GOAL OF THE EXERCISE ->
Take the lines from the beginning of the material through the line containing "self.sy = sy" and retype them exactly, leaving the pictures out.

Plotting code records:
--- Begin ---

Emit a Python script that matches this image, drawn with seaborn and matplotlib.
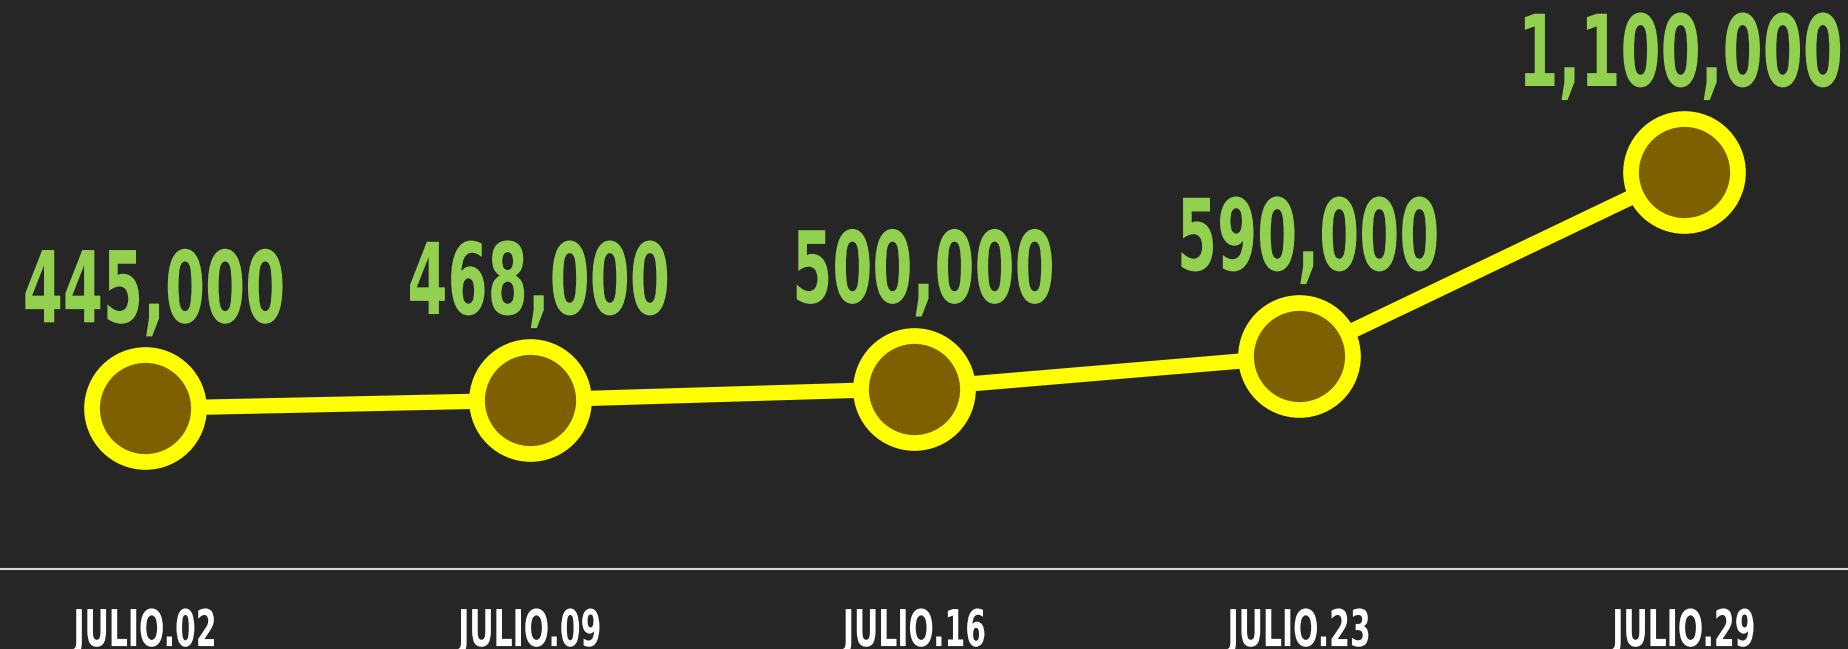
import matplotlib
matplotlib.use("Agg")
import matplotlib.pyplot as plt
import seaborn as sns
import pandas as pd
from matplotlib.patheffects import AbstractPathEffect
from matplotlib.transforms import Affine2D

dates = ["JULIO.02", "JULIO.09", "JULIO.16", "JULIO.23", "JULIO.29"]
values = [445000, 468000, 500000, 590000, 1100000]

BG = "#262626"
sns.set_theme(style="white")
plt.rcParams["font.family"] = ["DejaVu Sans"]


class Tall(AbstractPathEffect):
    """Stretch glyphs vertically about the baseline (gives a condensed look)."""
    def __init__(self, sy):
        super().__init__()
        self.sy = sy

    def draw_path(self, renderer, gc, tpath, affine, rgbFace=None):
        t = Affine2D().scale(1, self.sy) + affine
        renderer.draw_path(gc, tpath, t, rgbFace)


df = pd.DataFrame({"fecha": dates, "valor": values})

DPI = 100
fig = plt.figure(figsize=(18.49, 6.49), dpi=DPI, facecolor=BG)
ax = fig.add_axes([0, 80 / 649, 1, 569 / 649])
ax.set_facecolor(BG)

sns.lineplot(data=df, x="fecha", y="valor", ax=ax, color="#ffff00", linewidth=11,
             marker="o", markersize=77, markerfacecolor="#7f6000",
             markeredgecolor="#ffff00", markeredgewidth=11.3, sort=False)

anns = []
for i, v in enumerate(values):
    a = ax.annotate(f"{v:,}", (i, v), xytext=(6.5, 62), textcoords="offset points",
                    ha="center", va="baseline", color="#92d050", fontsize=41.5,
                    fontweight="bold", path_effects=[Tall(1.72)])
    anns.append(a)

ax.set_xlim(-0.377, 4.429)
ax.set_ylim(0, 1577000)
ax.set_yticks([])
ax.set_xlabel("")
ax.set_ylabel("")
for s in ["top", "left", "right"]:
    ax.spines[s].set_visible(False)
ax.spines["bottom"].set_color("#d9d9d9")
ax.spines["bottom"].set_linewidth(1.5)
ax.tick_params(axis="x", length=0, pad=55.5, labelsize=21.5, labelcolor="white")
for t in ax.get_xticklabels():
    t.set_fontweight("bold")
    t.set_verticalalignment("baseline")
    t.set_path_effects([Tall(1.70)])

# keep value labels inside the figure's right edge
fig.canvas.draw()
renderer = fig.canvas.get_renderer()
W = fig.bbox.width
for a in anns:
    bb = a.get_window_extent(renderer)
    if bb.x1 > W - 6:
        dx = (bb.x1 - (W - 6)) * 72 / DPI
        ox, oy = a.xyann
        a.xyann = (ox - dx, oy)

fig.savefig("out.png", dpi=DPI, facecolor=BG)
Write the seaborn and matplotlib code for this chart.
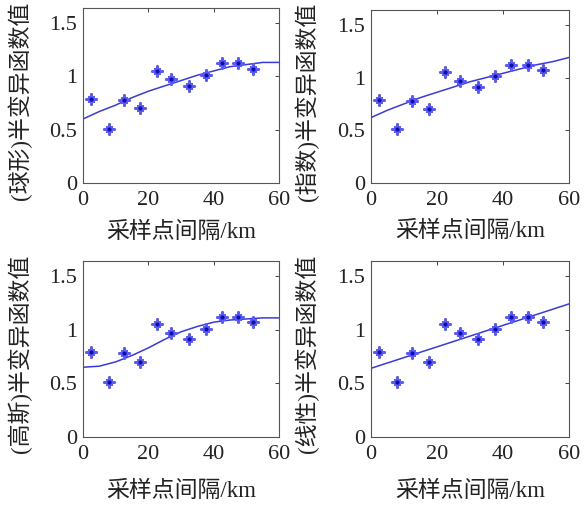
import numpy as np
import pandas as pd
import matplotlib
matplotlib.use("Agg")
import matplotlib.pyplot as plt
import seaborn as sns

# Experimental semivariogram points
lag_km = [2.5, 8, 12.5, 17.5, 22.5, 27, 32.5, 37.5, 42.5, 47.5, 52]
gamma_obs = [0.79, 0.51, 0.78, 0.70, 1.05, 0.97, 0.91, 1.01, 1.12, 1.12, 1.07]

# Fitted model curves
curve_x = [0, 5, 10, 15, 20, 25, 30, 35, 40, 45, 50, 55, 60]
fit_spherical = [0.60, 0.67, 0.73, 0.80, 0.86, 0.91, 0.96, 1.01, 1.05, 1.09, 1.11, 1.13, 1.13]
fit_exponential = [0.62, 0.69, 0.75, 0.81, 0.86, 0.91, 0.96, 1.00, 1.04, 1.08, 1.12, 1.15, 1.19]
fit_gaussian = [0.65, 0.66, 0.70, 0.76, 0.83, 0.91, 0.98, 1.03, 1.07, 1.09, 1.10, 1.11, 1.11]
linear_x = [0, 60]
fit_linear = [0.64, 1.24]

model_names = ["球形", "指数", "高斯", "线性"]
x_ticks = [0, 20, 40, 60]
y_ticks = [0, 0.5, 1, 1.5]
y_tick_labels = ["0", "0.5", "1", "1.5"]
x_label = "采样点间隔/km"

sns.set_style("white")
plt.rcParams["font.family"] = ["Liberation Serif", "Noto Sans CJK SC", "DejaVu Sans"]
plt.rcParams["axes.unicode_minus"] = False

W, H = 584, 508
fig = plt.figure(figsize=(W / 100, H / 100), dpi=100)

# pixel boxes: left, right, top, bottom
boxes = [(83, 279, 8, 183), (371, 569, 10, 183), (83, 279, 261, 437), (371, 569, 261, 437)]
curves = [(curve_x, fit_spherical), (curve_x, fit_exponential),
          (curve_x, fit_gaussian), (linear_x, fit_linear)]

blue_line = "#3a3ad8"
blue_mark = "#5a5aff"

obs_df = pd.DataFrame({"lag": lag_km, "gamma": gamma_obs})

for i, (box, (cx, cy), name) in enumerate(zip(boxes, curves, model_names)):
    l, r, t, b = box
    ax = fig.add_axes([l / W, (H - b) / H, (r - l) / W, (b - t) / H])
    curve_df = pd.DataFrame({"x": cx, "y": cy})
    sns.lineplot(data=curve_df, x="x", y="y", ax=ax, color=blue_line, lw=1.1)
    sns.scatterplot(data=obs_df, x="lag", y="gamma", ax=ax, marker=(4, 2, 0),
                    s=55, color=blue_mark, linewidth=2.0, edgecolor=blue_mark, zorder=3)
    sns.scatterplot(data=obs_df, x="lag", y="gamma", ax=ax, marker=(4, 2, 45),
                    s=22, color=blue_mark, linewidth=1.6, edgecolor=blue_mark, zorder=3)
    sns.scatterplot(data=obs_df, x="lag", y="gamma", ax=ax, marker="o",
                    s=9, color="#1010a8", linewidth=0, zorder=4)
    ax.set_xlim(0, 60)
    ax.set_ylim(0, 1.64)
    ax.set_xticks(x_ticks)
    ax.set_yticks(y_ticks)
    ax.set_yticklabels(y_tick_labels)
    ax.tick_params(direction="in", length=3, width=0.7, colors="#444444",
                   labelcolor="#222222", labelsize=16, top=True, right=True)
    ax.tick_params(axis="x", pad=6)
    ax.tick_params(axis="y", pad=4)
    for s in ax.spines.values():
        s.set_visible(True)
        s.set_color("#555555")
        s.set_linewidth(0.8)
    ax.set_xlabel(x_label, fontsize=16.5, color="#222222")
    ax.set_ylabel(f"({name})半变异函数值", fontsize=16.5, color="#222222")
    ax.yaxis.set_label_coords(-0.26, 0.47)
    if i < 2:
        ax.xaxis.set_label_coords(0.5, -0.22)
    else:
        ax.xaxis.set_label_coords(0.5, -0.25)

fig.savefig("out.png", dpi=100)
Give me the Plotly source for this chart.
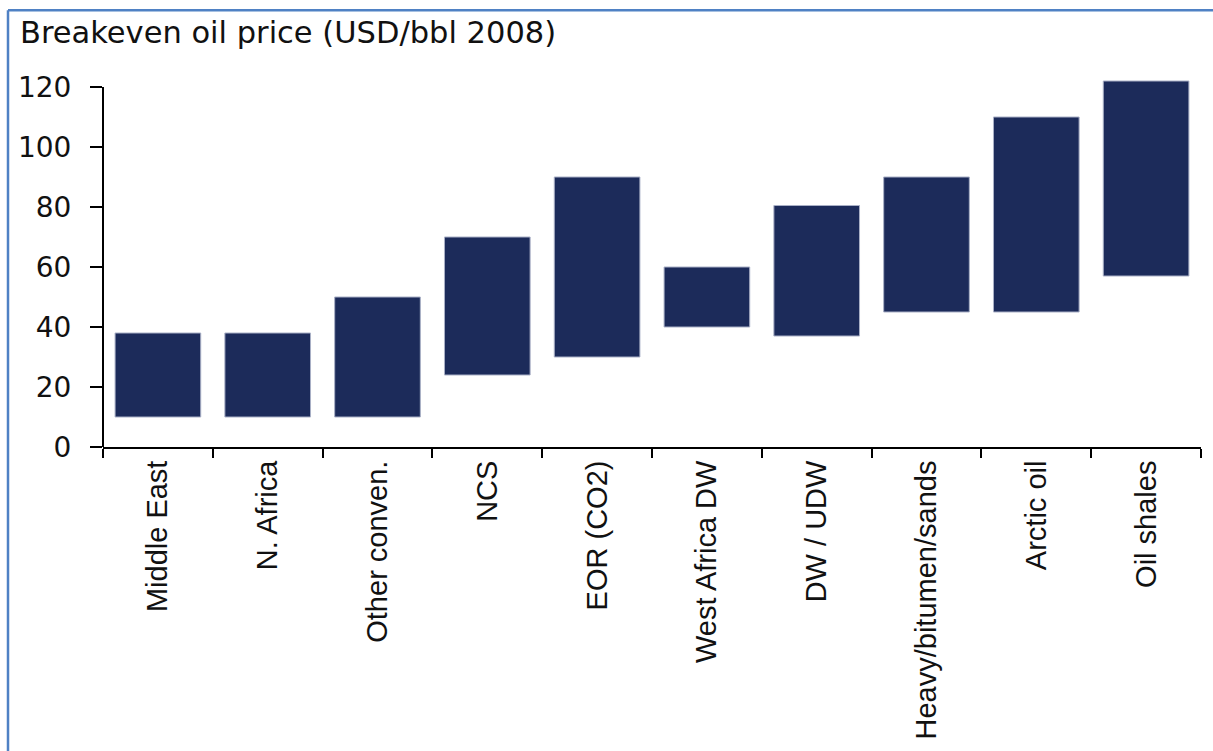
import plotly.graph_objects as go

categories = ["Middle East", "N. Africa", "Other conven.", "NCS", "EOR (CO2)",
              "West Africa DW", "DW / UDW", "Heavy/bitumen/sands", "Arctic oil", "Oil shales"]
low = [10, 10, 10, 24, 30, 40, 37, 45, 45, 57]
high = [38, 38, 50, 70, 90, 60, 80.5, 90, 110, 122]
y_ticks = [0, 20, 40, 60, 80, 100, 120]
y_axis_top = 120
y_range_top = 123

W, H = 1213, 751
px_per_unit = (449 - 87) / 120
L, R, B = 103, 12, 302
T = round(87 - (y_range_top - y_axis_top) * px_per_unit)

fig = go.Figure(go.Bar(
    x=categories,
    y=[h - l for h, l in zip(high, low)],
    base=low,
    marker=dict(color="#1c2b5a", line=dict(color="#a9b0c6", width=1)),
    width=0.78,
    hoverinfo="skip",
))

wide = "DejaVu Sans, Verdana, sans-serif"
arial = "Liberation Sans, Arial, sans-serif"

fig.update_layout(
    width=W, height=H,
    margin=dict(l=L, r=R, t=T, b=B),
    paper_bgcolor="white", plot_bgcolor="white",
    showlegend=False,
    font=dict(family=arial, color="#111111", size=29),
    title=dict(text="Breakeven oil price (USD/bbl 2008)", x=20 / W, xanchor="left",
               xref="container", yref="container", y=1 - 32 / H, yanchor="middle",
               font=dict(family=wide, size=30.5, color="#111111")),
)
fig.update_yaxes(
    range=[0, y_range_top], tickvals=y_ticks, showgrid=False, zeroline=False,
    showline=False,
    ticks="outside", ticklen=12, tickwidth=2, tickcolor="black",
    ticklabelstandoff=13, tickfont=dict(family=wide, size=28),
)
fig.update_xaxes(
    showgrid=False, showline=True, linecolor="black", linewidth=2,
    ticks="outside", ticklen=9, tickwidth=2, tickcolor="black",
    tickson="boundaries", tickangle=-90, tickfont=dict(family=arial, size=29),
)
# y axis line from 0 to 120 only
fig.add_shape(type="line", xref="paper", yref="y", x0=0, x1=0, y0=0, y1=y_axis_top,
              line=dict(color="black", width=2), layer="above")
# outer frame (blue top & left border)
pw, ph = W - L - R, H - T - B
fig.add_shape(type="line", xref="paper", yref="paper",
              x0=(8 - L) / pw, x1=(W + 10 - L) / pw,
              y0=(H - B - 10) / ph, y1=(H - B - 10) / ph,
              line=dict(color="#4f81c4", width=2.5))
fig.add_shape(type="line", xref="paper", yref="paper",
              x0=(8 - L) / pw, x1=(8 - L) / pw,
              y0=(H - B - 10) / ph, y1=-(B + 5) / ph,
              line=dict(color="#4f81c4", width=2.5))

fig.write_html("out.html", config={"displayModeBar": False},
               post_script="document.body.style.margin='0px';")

--- End ---

RESPONSE TO THE EXERCISE ->
Emit a Python script that matches this image, drawn with seaborn and matplotlib.
import matplotlib
matplotlib.use("Agg")
import matplotlib.pyplot as plt
import seaborn as sns
import pandas as pd
from matplotlib.patheffects import AbstractPathEffect
from matplotlib.transforms import Affine2D

dates = ["JULIO.02", "JULIO.09", "JULIO.16", "JULIO.23", "JULIO.29"]
values = [445000, 468000, 500000, 590000, 1100000]

BG = "#262626"
sns.set_theme(style="white")
plt.rcParams["font.family"] = ["DejaVu Sans"]


class Tall(AbstractPathEffect):
    """Stretch glyphs vertically about the baseline (gives a condensed look)."""
    def __init__(self, sy):
        super().__init__()
        self.sy = sy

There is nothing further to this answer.